Abstract

‘The Collector of the Revenue should be a friend of the agriculturist. Zeal and truthfulness should be his rule of conduct. He should consider himself the representative of the lord paramount and establish himself where every one may have easy access to him without the intervention of a mediator’.1 ‘This Súbah [of Oudh] is divided into five Sarkárs and thirty-eight parganas. The measured lands are 1 kror, 1 lakh, 71,180 bíghas. Its revenue, 20 krors, 17 lakhs, 58,172 dáms (Rs. 5,043,954-4), of which 85 lakhs, 21,658 dáms (Rs. 213,041-7) are Suyúrghál. The provincial force consists of 7,640 Cavalry, 168,250 Infantry and 59 Elephants’.2 This is the Olympian view of the figure of the revenue collector, a state official, and of the province of Oudh in northern India in the Institutes of Akbar, compiled by Akbar’s vizier Abū al-Fażl.
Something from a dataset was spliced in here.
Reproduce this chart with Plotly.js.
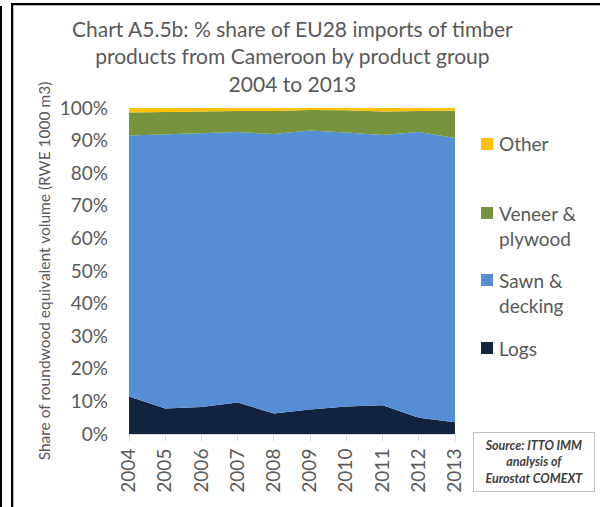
<!DOCTYPE html>
<html>
<head>
<meta charset="utf-8">
<script src="https://cdn.plot.ly/plotly-3.0.1.min.js"></script>
<style>
html,body{margin:0;padding:0;background:#fff;}
#wrap{position:relative;width:600px;height:507px;overflow:hidden;}
#chart{position:absolute;left:0;top:0;width:600px;height:507px;}
.frameA{position:absolute;left:11px;top:3px;width:600px;height:520px;border-left:2px solid #000;border-top:2px solid #000;box-shadow:inset 1px 1px 0 #bbb;pointer-events:none;}
.frameB{position:absolute;left:0px;top:6px;width:2px;height:510px;background:#000;pointer-events:none;}
</style>
</head>
<body>
<div id="wrap">
<div id="chart"></div>
<div class="frameA"></div>
<div class="frameB"></div>
</div>
<script>
var years = [2004, 2005, 2006, 2007, 2008, 2009, 2010, 2011, 2012, 2013];
var logs   = [11.5, 7.8, 8.3, 9.7, 6.3, 7.5, 8.4, 8.8, 5.0, 3.6];
var sawn   = [80.1, 84.1, 83.8, 82.9, 85.7, 85.6, 84.1, 82.9, 87.6, 87.2];
var veneer = [7.0, 6.9, 6.9, 6.5, 7.1, 6.3, 6.8, 7.2, 6.5, 8.4];
var other  = [1.4, 1.2, 1.0, 0.9, 0.9, 0.6, 0.7, 1.1, 0.9, 0.8];
var seriesNames = ["Logs", "Sawn & decking", "Veneer & plywood", "Other"];
var legendLabels = ["Logs", "Sawn &<br>decking", "Veneer &<br>plywood", "Other"];
var seriesColors = ["#12233f", "#558ed5", "#77933c", "#ffc000"];
var yTickVals = [0,10,20,30,40,50,60,70,80,90,100];
var titleText = 'Chart A5.5b: % share of EU28 imports of timber<br>products from Cameroon by product group<br>2004 to 2013';

var seriesData = [logs, sawn, veneer, other];
var traces = seriesData.map(function(d, i){
  return {
    x: years, y: d, name: seriesNames[i], type: 'scatter', mode: 'lines',
    stackgroup: 'one', line: {width: 0, color: seriesColors[i]},
    fillcolor: seriesColors[i], showlegend: false, hoverinfo: 'skip'
  };
});

var FONT = 'Lato, "Open Sans", sans-serif';
var GREY = '#595959';

var legendY = [348, 293, 226, 143];
var squareY = [348, 280, 213, 144];
var W = 600, H = 507, mL = 129, mR = 145, mT = 108, mB = 73;
var pw = W - mL - mR, ph = H - mT - mB;
function px2x(px){ return (px - mL) / pw; }
function px2y(py){ return (H - mB - py) / ph; }

var annotations = [];
var shapes = [];
for (var i = 0; i < 4; i++) {
  annotations.push({
    xref: 'paper', yref: 'paper', x: px2x(497), y: px2y(legendY[i]),
    xanchor: 'left', yanchor: 'middle', align: 'left', showarrow: false,
    text: legendLabels[i], font: {family: FONT, size: 19, color: GREY}
  });
  shapes.push({
    type: 'rect', xref: 'paper', yref: 'paper',
    x0: px2x(481), x1: px2x(493), y0: px2y(squareY[i] + 6), y1: px2y(squareY[i] - 6),
    fillcolor: seriesColors[i], line: {width: 0}
  });
}
annotations.push({
  xref: 'paper', yref: 'paper', x: px2x(533.5), y: px2y(462),
  xanchor: 'center', yanchor: 'middle', showarrow: false, align: 'center',
  text: '<b><i>Source: ITTO IMM<br>analysis of<br>Eurostat COMEXT</i></b>',
  font: {family: FONT, size: 12.5, color: '#404040'},
  bordercolor: '#bfbfbf', borderwidth: 1, borderpad: 5, bgcolor: '#fff', width: 110
});
annotations.push({
  xref: 'paper', yref: 'paper', x: px2x(292), y: px2y(56),
  xanchor: 'center', yanchor: 'middle', showarrow: false, align: 'center',
  text: titleText, font: {family: FONT, size: 21, color: GREY}
});

var layout = {
  width: W, height: H,
  margin: {l: mL, r: mR, t: mT, b: mB, pad: 0},
  paper_bgcolor: 'rgba(0,0,0,0)', plot_bgcolor: '#fff',
  xaxis: {
    type: 'linear', range: [2004, 2013], tickvals: years, ticktext: years.map(String),
    tickangle: -90, showline: true, linecolor: '#d9d9d9', linewidth: 1,
    ticks: 'outside', ticklen: 6, tickcolor: '#d9d9d9', showgrid: false, zeroline: false,
    tickfont: {family: FONT, size: 19, color: GREY}
  },
  yaxis: {
    range: [0, 100], tickvals: yTickVals, ticktext: yTickVals.map(function(v){return v + '%';}),
    showline: false, showgrid: false, zeroline: false, ticks: '',
    ticklabelstandoff: 20,
    tickfont: {family: FONT, size: 19, color: GREY},
    title: {text: 'Share of roundwood equivalent volume (RWE 1000 m3)',
      font: {family: FONT, size: 15.5, color: GREY}, standoff: 5}
  },
  annotations: annotations,
  shapes: shapes,
  showlegend: false
};

Plotly.newPlot('chart', traces, layout, {displayModeBar: false, staticPlot: true});
</script>
</body>
</html>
It provides a lofty image of the Mughal empire in which every person, every bīgha of land, and every dām of revenue are accounted for. Compare this with the account provided by a handbill (maḥżarnāma) roughly a hundred years later, ‘in which the petitioners, Ahmad, Muhammad Arif, and Ghiyasuddin’, accuse the family of a qāżī in the town Kantur and the adjoining villages in Oudh of illegally occupying lands that had been in their hereditary possession as a revenue-free grant, with the collusion of the revenue collector, one ‘Nur Muhammad’. ‘When the court sent troopers (sawārs) to settle the matter, the father of the qāzi, Muhammad Sharif, supported by one of his relatives, Taj Mahmud, and the aforesaid karōrī [revenue collector], raised a militia and attacked and harassed the imperial troops. […] The document ends by asking people who were aware of the incident to lend their signatures, and attest to the veracity of the allegations made by the petitioners’ (p. 107). This is a much more contested and ‘everyday’ view of the state, in which the revenue collector and the qāżī are not only making use of their local power to take possession over lands, but also resist the provincial imperial army with a militia of their own. But the handbill also suggests that while ‘the court was unsuccessful in checking the abuse of power by its officials such as this qāżī, local power-holders [like the petitioners] were not without resources of their own—their means of mobilization, protest, and opinion-making—to combat them, and to constrain the state within a shared, if still conflictual, framework of norms of rule’ (p. 107).